Title

Madmen Have No Ears

Classification

Medium


Summary

This classic story starts with a feud between two households, alike in dignity.

Romeo meets Juliet and they fall passionately in love before discovering their households are mortal enemies.

They marry in secret so when Juliet’s cousin Tybalt challenges Romeo he refuses. Romeo’s best friend takes the challenge and dies for it.

Enraged, Romeo kills Tybalt.

Banished from the gated city of Verona for killing Tybalt, and Juliet promised to another by her father, the lovers become desperate to be together or die.

A plot hatched by a friendly friar goes awry and Romeo believes the drugged Juliet is truly dead.  He journeys to her tomb and kills himself there to join her in paradise.
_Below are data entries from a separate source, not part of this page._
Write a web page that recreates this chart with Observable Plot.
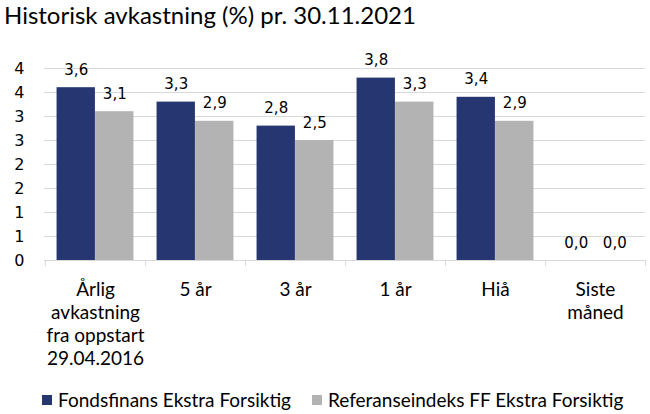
<!DOCTYPE html>
<html><head><meta charset="utf-8">
<script src="https://cdn.jsdelivr.net/npm/d3@7"></script>
<script src="https://cdn.jsdelivr.net/npm/@observablehq/plot@0.6"></script>
<style>
body{margin:0;background:#fff;}
#wrap{position:relative;width:650px;height:414px;overflow:hidden;background:#fff;}
#title{position:absolute;left:4px;top:0px;font-family:Lato;font-size:24px;color:#000;white-space:nowrap;}
#chart{position:absolute;left:0;top:0;}
#legend{position:absolute;left:42px;top:388px;display:flex;align-items:center;gap:21px;font-family:Lato;font-size:19px;color:#000;}
#legend .item{display:flex;align-items:center;gap:6px;white-space:nowrap;}
#legend .sw{width:10px;height:10px;display:inline-block;}
</style></head>
<body><div id="wrap"><div id="chart"></div><div id="title">Historisk avkastning (%) pr. 30.11.2021</div><div id="legend"></div></div>
<script>
const categories = ["Årlig\navkastning\nfra oppstart\n29.04.2016", "5 år", "3 år", "1 år", "Hiå", "Siste\nmåned"];
const seriesNames = ["Fondsfinans Ekstra Forsiktig", "Referanseindeks FF Ekstra Forsiktig"];
const fondValues = [3.6, 3.3, 2.8, 3.8, 3.4, 0.0];
const refValues = [3.1, 2.9, 2.5, 3.3, 2.9, 0.0];
const yTicks = [0, 0.5, 1, 1.5, 2, 2.5, 3, 3.5, 4];
const colors = ["#253670", "#b3b3b3"];

const W = 650, H = 414, mL = 44, mR = 5, mT = 68, mB = 154;
const bw = (W - mL - mR) / categories.length;
const barW = bw / 1.3 / 2;
const gap = bw / 2 - barW;

const fond = categories.map((c, i) => ({cat: c, value: fondValues[i], series: seriesNames[0]}));
const ref = categories.map((c, i) => ({cat: c, value: refValues[i], series: seriesNames[1]}));
const fmt = v => d3.format(".1f")(v).replace(".", ",");

const chart = Plot.plot({
  width: W, height: H,
  marginLeft: mL, marginRight: mR, marginTop: mT, marginBottom: mB,
  style: {background: "transparent", fontFamily: "DejaVu Sans", color: "#000"},
  x: {type: "band", domain: categories, padding: 0, axis: null},
  y: {domain: [0, 4], axis: null},
  marks: [
    Plot.ruleY(yTicks, {stroke: "#d9d9d9", strokeWidth: 1}),
    Plot.barY(fond, {x: "cat", y: "value", fill: colors[0], insetLeft: gap, insetRight: bw / 2}),
    Plot.barY(ref, {x: "cat", y: "value", fill: colors[1], insetLeft: bw / 2, insetRight: gap}),
    Plot.ruleX(categories, {x: d => d, y1: () => 0, y2: () => 0, insetBottom: -6, dx: bw / 2, stroke: "#d9d9d9"}),
    Plot.ruleX(categories.slice(0, 1), {x: d => d, y1: () => 0, y2: () => 0, insetBottom: -6, dx: -bw / 2, stroke: "#d9d9d9"}),
    Plot.text(fond, {x: "cat", y: "value", text: d => fmt(d.value), dx: -barW / 2, dy: -13, lineAnchor: "bottom", fontSize: 15, fontFamily: "DejaVu Sans", fill: "#000"}),
    Plot.text(ref, {x: "cat", y: "value", text: d => fmt(d.value), dx: barW / 2, dy: -13, lineAnchor: "bottom", fontSize: 15, fontFamily: "DejaVu Sans", fill: "#000"}),
    Plot.axisY(yTicks, {tickSize: 0, tickPadding: 20, tickFormat: d => String(Math.round(d)), fontSize: 16, fontFamily: "DejaVu Sans", fill: "#000", label: null}),
    Plot.text(categories, {x: d => d, y: () => 0, text: d => d, lineAnchor: "top", dy: 19, lineHeight: 23 / 19, fontSize: 19, fontFamily: "Lato", fill: "#000"})
  ]
});
document.getElementById("chart").appendChild(chart);

const legend = document.getElementById("legend");
seriesNames.forEach((name, i) => {
  const item = document.createElement("div");
  item.className = "item";
  const sw = document.createElement("span");
  sw.className = "sw";
  sw.style.background = colors[i];
  const t = document.createElement("span");
  t.textContent = name;
  item.appendChild(sw);
  item.appendChild(t);
  legend.appendChild(item);
});
</script>
</body></html>
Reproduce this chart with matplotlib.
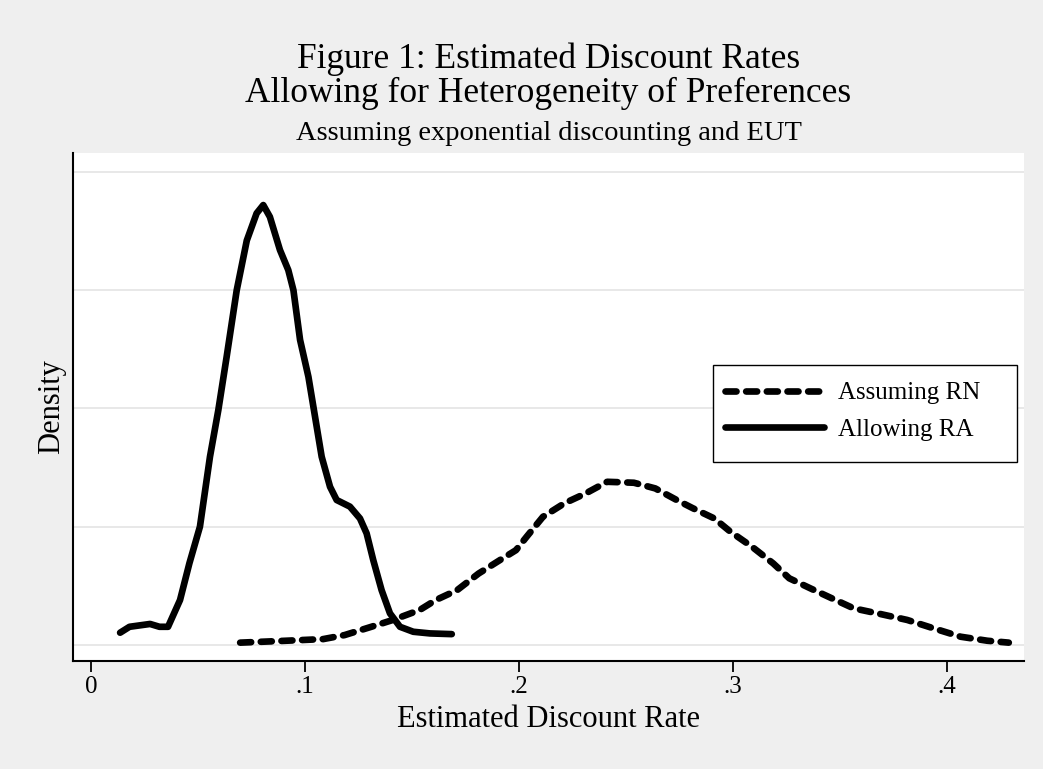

Juliet awakes from her comatose state to discover Romeo dead and kills herself to join him in paradise. Only then do the two households finally bury their hate.

What happens in between is Shakespearean.

Details

This is a prose version of the play pruned of the grammatical weeds surrounding 4 centuries of language growth.

Minimalistic prose descriptions of actions and movements were added only where necessary, the primary focus being the rich texture of the original words.

The title comes from words spoken by Friar Laurence to admonish Romeo for not listening, “Oh, then I see that madmen have no ears.” Romeo replies “Why should they, when wise men have no eyes?”

Shakespeare Light

The Shakespeare Light series are prose editions of his plays updated and edited from original sources and adjusted for 400 years of language development.

These include:

The Most Excellent and Lamentable Tragedy of Romeo and Juliet – Madmen Have No Ears.

The Tragedy of Cymbeline – Imogen.

The Tragical History of Hamlet, Prince of Denmark – Not To Be.

It seems reasonable to me that if linguists agree that the pronunciation of words has changed quite drastically in 400 years and that to get the real true value out of the poetry of Shakespeare one would have to speak with that same pronunciation which would make it even more difficult to understand. Even the rhythm of word phrases becomes difficult when pronunciation has changed that much. Only that would be pure Shakespeare.

I applied that same logic to the words themselves and updated them accordingly.